INPUT RECORDS:
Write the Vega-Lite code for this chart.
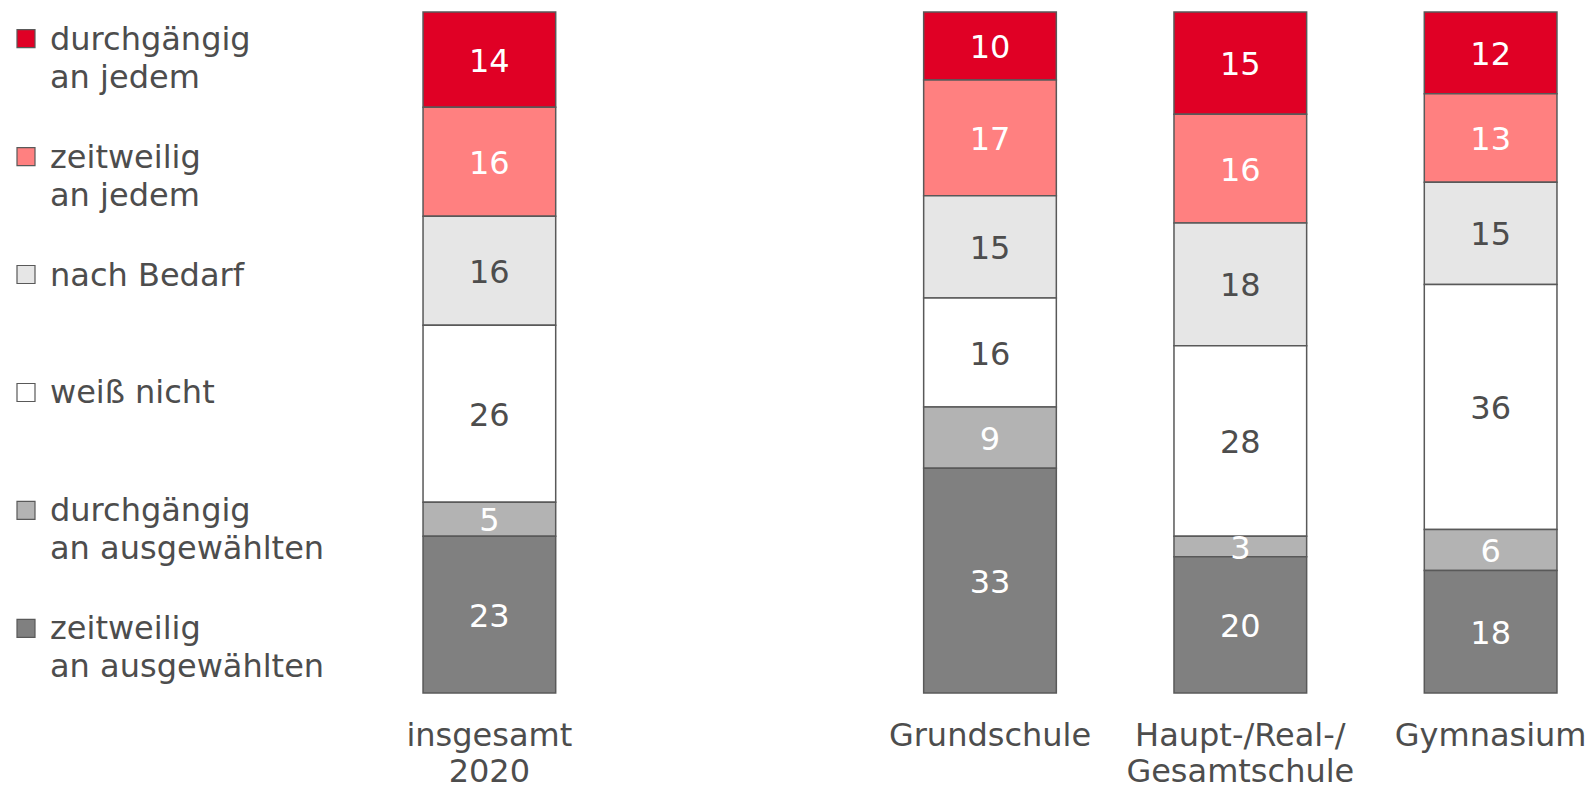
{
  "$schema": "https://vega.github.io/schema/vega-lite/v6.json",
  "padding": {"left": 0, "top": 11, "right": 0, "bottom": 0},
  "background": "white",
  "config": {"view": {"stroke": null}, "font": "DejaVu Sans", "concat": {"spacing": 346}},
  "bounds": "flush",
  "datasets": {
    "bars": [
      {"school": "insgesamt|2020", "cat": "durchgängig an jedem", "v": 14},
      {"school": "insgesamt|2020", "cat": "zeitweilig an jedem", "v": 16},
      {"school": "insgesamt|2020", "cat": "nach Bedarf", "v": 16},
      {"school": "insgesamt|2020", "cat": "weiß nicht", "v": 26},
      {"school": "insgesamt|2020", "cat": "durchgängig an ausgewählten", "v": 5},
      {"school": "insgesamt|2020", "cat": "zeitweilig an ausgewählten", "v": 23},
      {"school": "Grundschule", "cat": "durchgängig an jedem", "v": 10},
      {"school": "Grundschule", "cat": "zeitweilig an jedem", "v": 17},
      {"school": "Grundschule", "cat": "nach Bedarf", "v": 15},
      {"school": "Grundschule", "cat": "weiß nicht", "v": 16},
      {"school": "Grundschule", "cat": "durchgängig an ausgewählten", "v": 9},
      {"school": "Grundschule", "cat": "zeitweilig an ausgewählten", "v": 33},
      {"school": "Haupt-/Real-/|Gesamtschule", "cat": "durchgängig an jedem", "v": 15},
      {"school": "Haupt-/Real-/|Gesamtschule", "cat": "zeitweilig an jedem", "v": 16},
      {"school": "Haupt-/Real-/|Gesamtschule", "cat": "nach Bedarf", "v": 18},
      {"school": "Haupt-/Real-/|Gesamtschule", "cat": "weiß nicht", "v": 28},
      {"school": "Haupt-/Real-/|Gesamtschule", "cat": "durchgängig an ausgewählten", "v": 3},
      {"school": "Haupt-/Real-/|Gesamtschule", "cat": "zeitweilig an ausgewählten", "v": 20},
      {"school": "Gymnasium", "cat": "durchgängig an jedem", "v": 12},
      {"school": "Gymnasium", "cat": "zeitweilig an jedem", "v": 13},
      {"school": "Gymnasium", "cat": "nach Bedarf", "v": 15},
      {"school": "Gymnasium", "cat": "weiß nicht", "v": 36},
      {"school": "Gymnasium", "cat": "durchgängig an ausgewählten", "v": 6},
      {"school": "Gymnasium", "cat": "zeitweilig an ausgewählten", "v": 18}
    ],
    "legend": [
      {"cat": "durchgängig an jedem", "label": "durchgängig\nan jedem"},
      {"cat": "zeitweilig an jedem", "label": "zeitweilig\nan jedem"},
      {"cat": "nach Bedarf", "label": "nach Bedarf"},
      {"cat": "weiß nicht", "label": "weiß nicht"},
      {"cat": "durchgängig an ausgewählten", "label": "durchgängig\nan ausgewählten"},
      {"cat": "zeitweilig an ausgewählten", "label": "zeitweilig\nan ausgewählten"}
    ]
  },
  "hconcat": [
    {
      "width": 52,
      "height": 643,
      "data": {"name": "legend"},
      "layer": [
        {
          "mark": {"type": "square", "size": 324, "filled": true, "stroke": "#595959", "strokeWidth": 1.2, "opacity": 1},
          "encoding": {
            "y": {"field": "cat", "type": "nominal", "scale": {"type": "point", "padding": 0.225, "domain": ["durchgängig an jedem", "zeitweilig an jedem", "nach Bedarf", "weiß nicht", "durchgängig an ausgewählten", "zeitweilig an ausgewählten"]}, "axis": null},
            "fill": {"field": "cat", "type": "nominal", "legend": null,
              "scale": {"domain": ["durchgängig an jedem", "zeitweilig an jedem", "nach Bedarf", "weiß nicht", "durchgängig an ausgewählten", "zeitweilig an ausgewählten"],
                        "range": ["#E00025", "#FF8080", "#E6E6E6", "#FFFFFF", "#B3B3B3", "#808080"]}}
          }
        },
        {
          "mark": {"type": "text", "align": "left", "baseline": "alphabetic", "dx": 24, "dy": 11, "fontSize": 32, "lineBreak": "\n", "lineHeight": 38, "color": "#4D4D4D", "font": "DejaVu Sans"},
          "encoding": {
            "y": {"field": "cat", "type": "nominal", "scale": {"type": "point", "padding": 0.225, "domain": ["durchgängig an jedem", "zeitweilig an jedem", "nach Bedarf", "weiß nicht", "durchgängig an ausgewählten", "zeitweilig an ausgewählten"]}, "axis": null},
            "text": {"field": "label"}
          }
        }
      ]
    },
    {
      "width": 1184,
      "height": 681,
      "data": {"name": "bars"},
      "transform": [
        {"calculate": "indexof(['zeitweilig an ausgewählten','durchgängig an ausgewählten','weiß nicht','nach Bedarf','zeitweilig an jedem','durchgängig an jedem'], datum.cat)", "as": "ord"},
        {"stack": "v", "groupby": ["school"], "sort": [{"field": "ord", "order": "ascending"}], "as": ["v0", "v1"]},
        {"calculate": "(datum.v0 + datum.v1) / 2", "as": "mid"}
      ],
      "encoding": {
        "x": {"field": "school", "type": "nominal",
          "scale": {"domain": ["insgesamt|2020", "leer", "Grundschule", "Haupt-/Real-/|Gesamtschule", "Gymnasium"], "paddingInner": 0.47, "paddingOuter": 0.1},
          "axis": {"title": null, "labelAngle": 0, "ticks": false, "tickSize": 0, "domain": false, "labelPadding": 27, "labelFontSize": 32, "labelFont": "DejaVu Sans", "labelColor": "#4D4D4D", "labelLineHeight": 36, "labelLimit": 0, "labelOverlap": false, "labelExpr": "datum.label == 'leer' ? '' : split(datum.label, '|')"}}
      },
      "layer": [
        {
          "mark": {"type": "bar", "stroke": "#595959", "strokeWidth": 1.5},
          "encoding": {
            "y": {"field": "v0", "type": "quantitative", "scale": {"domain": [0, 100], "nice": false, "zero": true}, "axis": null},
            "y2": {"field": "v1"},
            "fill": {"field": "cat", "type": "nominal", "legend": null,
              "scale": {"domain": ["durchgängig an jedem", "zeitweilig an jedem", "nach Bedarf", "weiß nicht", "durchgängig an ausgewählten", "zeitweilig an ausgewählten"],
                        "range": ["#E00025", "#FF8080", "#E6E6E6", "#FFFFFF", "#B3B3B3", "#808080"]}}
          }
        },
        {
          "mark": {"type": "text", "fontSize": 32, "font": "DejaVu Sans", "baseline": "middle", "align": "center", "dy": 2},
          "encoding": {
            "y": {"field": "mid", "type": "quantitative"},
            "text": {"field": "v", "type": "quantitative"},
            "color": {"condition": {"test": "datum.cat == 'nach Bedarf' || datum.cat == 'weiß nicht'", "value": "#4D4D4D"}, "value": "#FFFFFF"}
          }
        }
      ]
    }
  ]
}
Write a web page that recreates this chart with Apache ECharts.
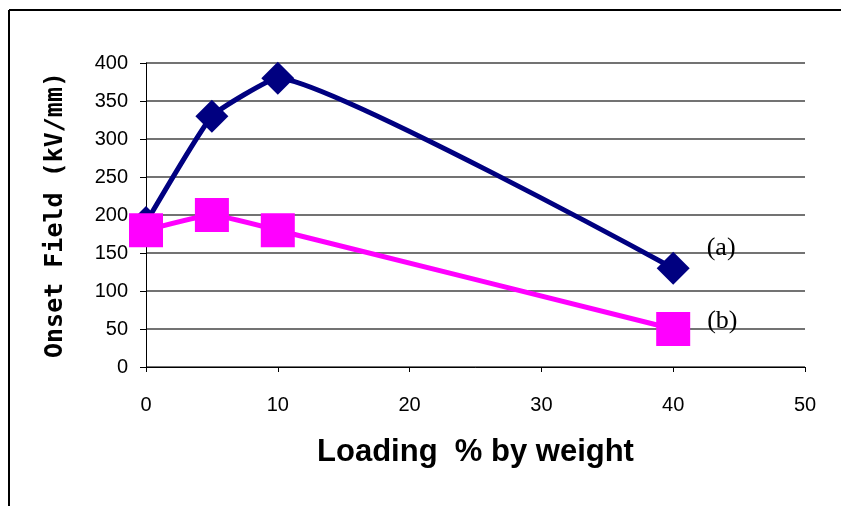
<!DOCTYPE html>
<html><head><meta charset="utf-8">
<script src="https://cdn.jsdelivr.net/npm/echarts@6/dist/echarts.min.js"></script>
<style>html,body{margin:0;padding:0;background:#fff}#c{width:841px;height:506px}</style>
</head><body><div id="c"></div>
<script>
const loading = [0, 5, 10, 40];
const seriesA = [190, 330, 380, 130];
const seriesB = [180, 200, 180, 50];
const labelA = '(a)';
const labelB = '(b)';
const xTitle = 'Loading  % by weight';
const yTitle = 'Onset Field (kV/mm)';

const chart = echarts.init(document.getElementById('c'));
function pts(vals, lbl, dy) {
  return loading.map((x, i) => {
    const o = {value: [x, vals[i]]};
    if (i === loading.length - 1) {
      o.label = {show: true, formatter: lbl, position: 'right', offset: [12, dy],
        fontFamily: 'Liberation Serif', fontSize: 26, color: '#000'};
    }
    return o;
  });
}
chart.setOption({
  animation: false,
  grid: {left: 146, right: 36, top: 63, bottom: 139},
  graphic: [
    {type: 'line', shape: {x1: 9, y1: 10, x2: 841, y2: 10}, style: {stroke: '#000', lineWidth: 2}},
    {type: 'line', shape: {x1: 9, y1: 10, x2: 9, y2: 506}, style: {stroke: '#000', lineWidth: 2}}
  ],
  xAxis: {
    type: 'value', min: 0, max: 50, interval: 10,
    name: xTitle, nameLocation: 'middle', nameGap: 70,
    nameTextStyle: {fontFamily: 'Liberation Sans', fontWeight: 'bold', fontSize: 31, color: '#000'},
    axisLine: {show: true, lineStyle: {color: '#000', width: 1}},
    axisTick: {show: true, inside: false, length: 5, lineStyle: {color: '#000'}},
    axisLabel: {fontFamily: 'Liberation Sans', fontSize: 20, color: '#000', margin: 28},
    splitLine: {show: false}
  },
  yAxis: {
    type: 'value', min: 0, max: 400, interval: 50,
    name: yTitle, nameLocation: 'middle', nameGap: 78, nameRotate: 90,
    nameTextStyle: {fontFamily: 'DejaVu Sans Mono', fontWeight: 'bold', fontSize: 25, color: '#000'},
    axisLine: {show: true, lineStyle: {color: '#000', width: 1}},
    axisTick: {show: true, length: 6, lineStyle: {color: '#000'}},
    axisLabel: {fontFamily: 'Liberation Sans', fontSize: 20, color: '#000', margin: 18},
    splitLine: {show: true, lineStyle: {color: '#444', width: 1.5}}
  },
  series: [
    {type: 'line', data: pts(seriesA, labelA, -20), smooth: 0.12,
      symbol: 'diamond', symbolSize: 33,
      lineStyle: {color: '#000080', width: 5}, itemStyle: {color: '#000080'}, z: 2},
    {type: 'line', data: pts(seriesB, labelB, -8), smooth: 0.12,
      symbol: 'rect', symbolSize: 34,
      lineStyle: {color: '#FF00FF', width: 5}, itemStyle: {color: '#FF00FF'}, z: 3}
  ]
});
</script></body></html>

SHORT TASK: Which lines contain "Write"? Copy each of them out.

REPLY:
Write the Vega-Lite code for this chart.
Write a web page that recreates this chart with Apache ECharts.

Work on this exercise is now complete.